[Start]

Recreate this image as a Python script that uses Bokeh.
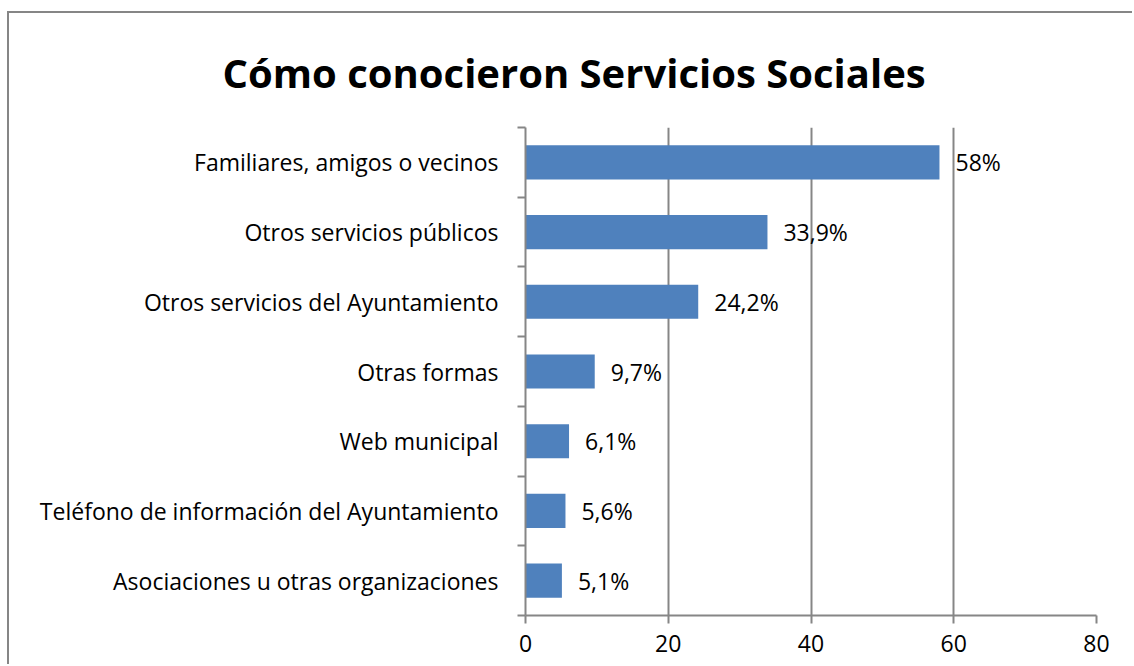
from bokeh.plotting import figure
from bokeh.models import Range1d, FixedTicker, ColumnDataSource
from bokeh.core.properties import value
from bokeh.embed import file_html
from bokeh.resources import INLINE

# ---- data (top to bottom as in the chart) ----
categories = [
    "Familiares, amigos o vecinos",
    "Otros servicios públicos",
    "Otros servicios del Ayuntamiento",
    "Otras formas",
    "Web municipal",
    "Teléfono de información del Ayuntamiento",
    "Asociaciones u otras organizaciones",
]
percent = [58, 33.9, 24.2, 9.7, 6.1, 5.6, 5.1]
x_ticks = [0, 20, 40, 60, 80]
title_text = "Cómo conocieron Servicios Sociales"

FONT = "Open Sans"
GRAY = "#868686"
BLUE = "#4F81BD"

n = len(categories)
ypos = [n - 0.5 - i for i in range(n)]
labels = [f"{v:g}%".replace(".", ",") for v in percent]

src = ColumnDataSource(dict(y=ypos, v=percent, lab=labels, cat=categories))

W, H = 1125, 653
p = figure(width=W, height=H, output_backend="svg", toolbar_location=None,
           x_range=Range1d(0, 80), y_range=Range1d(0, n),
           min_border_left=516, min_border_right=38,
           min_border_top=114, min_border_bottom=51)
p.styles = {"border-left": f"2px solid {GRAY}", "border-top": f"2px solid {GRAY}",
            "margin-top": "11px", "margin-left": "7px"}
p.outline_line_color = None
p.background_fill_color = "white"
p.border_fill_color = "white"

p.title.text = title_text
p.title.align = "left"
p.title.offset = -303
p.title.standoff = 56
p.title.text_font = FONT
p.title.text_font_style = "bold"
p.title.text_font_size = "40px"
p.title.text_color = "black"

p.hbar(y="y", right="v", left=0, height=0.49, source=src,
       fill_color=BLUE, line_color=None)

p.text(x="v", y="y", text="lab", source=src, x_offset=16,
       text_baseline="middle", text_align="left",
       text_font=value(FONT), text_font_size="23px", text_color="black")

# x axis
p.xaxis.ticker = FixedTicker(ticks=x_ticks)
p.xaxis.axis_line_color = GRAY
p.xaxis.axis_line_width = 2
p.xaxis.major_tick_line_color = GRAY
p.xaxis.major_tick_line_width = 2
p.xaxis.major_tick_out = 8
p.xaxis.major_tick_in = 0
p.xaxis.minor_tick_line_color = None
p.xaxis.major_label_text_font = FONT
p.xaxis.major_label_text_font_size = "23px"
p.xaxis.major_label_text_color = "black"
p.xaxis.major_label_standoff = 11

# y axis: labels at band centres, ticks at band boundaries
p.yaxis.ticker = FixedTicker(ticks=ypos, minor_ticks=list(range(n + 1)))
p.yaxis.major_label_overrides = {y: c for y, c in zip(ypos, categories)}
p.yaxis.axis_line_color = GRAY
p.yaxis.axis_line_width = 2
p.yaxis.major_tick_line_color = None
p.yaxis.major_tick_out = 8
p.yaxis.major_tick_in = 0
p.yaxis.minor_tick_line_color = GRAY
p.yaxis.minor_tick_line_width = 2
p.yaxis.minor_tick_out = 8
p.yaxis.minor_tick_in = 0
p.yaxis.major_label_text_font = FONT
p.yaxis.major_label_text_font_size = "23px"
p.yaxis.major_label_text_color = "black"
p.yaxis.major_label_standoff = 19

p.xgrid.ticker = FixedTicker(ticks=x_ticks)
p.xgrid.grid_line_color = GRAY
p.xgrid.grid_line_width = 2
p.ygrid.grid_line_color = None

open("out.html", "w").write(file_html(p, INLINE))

[End]

■ **INSTRUCTION**:
Send back the data above word for word, with the pictures left out.

■ **WORKED SOLUTION**:
Recreate this image as a Python script that uses Bokeh.
from bokeh.plotting import figure
from bokeh.models import Range1d, FixedTicker, ColumnDataSource
from bokeh.core.properties import value
from bokeh.embed import file_html
from bokeh.resources import INLINE

# ---- data (top to bottom as in the chart) ----
categories = [
    "Familiares, amigos o vecinos",
    "Otros servicios públicos",
    "Otros servicios del Ayuntamiento",
    "Otras formas",
    "Web municipal",
    "Teléfono de información del Ayuntamiento",
    "Asociaciones u otras organizaciones",
]
percent = [58, 33.9, 24.2, 9.7, 6.1, 5.6, 5.1]
x_ticks = [0, 20, 40, 60, 80]
title_text = "Cómo conocieron Servicios Sociales"

FONT = "Open Sans"
GRAY = "#868686"
BLUE = "#4F81BD"

n = len(categories)
ypos = [n - 0.5 - i for i in range(n)]
labels = [f"{v:g}%".replace(".", ",") for v in percent]

src = ColumnDataSource(dict(y=ypos, v=percent, lab=labels, cat=categories))

W, H = 1125, 653
p = figure(width=W, height=H, output_backend="svg", toolbar_location=None,
           x_range=Range1d(0, 80), y_range=Range1d(0, n),
           min_border_left=516, min_border_right=38,
           min_border_top=114, min_border_bottom=51)
p.styles = {"border-left": f"2px solid {GRAY}", "border-top": f"2px solid {GRAY}",
            "margin-top": "11px", "margin-left": "7px"}
p.outline_line_color = None
p.background_fill_color = "white"
p.border_fill_color = "white"

p.title.text = title_text
p.title.align = "left"
p.title.offset = -303
p.title.standoff = 56
p.title.text_font = FONT
p.title.text_font_style = "bold"
p.title.text_font_size = "40px"
p.title.text_color = "black"

p.hbar(y="y", right="v", left=0, height=0.49, source=src,
       fill_color=BLUE, line_color=None)

p.text(x="v", y="y", text="lab", source=src, x_offset=16,
       text_baseline="middle", text_align="left",
       text_font=value(FONT), text_font_size="23px", text_color="black")

# x axis
p.xaxis.ticker = FixedTicker(ticks=x_ticks)
p.xaxis.axis_line_color = GRAY
p.xaxis.axis_line_width = 2
p.xaxis.major_tick_line_color = GRAY
p.xaxis.major_tick_line_width = 2
p.xaxis.major_tick_out = 8
p.xaxis.major_tick_in = 0
p.xaxis.minor_tick_line_color = None
p.xaxis.major_label_text_font = FONT
p.xaxis.major_label_text_font_size = "23px"
p.xaxis.major_label_text_color = "black"
p.xaxis.major_label_standoff = 11

# y axis: labels at band centres, ticks at band boundaries
p.yaxis.ticker = FixedTicker(ticks=ypos, minor_ticks=list(range(n + 1)))
p.yaxis.major_label_overrides = {y: c for y, c in zip(ypos, categories)}
p.yaxis.axis_line_color = GRAY
p.yaxis.axis_line_width = 2
p.yaxis.major_tick_line_color = None
p.yaxis.major_tick_out = 8
p.yaxis.major_tick_in = 0
p.yaxis.minor_tick_line_color = GRAY
p.yaxis.minor_tick_line_width = 2
p.yaxis.minor_tick_out = 8
p.yaxis.minor_tick_in = 0
p.yaxis.major_label_text_font = FONT
p.yaxis.major_label_text_font_size = "23px"
p.yaxis.major_label_text_color = "black"
p.yaxis.major_label_standoff = 19

p.xgrid.ticker = FixedTicker(ticks=x_ticks)
p.xgrid.grid_line_color = GRAY
p.xgrid.grid_line_width = 2
p.ygrid.grid_line_color = None

open("out.html", "w").write(file_html(p, INLINE))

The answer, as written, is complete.